» RECORDS SUPPLIED:
>>>>>

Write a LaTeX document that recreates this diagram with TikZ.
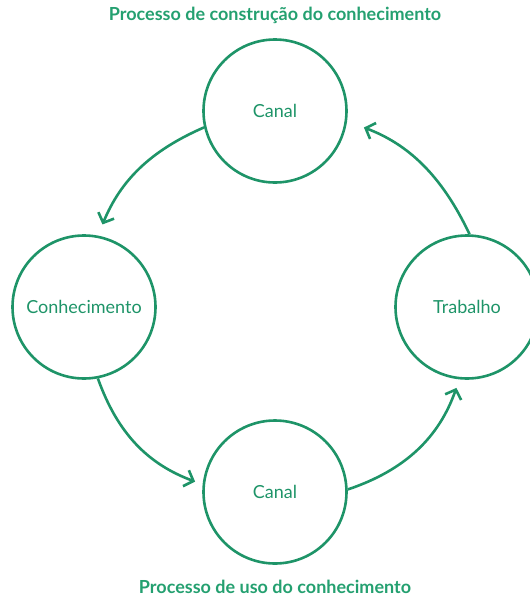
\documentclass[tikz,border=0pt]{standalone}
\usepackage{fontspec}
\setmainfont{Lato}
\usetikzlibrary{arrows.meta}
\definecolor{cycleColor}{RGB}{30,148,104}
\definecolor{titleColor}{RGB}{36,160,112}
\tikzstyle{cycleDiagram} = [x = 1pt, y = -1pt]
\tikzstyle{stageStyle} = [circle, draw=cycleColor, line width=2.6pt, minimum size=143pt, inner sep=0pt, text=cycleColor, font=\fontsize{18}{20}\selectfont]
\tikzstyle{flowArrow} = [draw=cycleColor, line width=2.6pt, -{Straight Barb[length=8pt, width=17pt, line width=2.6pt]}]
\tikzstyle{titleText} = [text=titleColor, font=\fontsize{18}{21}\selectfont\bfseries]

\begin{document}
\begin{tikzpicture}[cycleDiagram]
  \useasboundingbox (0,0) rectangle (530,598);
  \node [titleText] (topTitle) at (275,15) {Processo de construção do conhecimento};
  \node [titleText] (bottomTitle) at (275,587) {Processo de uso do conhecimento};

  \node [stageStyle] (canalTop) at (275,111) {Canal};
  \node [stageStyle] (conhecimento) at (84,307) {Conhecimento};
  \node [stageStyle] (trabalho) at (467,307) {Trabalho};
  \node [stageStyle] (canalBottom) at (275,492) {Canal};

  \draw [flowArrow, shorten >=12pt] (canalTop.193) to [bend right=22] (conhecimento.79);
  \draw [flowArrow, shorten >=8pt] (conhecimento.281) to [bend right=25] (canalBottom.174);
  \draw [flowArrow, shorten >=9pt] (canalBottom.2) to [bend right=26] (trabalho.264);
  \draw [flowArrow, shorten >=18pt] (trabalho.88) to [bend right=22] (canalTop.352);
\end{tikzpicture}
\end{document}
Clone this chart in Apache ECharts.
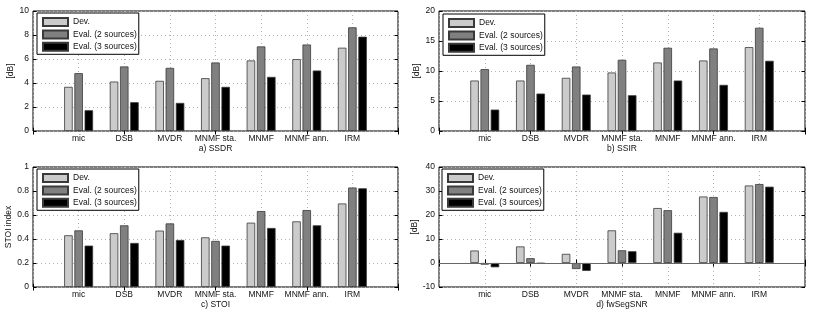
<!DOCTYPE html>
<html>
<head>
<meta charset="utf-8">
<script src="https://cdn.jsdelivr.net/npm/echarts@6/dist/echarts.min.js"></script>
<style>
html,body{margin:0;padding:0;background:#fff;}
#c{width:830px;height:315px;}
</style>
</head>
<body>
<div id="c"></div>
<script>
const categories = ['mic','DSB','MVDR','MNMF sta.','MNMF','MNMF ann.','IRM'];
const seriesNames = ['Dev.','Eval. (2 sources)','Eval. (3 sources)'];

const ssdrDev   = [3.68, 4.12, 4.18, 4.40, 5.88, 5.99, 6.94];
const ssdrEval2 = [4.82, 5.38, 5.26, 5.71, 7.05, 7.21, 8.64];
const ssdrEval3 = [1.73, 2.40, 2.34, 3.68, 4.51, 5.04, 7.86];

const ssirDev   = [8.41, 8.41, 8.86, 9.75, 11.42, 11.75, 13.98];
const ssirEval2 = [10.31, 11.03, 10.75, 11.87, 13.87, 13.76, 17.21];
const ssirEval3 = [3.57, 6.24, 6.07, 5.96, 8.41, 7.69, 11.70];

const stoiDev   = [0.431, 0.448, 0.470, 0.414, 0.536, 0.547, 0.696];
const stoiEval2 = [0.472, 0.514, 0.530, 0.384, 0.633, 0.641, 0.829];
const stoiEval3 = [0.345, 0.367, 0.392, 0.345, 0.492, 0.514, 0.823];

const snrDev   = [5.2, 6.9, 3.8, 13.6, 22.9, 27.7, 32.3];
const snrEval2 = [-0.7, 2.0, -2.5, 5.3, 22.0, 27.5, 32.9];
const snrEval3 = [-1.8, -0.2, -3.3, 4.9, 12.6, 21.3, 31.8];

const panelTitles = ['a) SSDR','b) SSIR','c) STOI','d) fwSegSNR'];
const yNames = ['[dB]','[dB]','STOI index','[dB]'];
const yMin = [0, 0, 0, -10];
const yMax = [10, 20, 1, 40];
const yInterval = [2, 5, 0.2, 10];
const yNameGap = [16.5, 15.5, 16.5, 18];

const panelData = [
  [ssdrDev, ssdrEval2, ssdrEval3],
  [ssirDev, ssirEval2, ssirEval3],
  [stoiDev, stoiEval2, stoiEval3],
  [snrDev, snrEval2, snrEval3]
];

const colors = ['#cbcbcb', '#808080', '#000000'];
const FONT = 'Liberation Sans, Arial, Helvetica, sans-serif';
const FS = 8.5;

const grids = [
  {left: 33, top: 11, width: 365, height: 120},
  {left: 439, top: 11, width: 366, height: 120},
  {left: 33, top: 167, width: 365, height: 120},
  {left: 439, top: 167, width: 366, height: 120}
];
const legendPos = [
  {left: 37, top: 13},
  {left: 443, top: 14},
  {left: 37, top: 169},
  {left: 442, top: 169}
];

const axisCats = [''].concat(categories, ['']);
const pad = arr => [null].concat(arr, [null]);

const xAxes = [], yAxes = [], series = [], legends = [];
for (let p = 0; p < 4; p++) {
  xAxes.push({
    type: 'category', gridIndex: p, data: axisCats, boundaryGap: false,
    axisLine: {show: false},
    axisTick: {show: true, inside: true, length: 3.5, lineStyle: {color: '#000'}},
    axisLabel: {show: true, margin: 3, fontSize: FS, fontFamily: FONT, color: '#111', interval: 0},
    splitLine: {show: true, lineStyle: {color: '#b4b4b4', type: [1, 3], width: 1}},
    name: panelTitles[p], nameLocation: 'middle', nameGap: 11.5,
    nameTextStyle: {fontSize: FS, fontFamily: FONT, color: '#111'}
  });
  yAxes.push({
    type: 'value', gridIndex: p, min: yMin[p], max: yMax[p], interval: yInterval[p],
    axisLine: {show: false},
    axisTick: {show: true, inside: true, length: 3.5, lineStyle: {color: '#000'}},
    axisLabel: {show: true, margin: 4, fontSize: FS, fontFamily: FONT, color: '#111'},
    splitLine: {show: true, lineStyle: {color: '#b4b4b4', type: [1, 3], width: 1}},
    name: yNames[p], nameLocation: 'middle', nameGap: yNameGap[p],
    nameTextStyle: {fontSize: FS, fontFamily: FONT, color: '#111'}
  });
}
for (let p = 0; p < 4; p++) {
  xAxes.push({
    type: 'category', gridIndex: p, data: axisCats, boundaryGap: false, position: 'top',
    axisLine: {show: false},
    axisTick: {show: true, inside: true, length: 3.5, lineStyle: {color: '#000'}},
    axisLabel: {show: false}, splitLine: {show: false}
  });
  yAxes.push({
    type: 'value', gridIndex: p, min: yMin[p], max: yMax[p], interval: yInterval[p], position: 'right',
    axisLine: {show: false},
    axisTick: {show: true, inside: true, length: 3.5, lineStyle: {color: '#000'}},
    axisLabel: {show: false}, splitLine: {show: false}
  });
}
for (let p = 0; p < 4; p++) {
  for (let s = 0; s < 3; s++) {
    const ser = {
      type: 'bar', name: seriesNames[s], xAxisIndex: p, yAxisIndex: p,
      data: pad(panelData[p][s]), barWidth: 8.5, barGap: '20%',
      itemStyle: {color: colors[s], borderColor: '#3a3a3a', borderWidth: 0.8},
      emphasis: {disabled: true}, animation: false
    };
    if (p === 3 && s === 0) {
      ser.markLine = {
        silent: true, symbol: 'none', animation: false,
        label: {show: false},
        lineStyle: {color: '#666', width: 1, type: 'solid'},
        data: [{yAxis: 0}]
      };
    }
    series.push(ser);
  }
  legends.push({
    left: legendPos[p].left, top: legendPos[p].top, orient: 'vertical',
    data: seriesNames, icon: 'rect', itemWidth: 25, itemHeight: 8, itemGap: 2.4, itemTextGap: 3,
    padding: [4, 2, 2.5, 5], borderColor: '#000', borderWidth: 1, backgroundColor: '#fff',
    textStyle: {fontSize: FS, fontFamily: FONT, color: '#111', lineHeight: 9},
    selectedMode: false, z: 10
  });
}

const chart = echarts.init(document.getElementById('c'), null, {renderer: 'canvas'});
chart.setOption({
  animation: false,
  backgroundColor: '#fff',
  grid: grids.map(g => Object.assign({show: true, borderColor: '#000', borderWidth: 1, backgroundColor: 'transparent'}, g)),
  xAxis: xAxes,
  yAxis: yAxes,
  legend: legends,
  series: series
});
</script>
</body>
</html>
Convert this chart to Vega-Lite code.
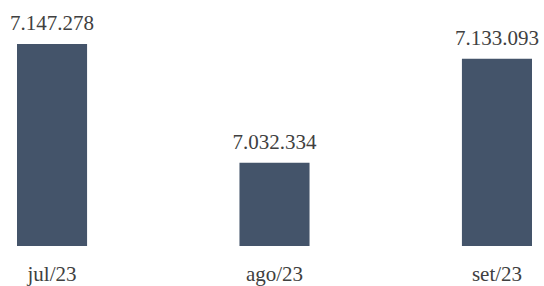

<<<<<

» DO THIS:
Return the lines exactly as they stand, from the start of the entries through the line holding "[titleText] (bottomTitle) at"; omit the pictures.

» SOLUTION BELOW:
Write a LaTeX document that recreates this diagram with TikZ.
\documentclass[tikz,border=0pt]{standalone}
\usepackage{fontspec}
\setmainfont{Lato}
\usetikzlibrary{arrows.meta}
\definecolor{cycleColor}{RGB}{30,148,104}
\definecolor{titleColor}{RGB}{36,160,112}
\tikzstyle{cycleDiagram} = [x = 1pt, y = -1pt]
\tikzstyle{stageStyle} = [circle, draw=cycleColor, line width=2.6pt, minimum size=143pt, inner sep=0pt, text=cycleColor, font=\fontsize{18}{20}\selectfont]
\tikzstyle{flowArrow} = [draw=cycleColor, line width=2.6pt, -{Straight Barb[length=8pt, width=17pt, line width=2.6pt]}]
\tikzstyle{titleText} = [text=titleColor, font=\fontsize{18}{21}\selectfont\bfseries]

\begin{document}
\begin{tikzpicture}[cycleDiagram]
  \useasboundingbox (0,0) rectangle (530,598);
  \node [titleText] (topTitle) at (275,15) {Processo de construção do conhecimento};
  \node [titleText] (bottomTitle) at (275,587) {Processo de uso do conhecimento};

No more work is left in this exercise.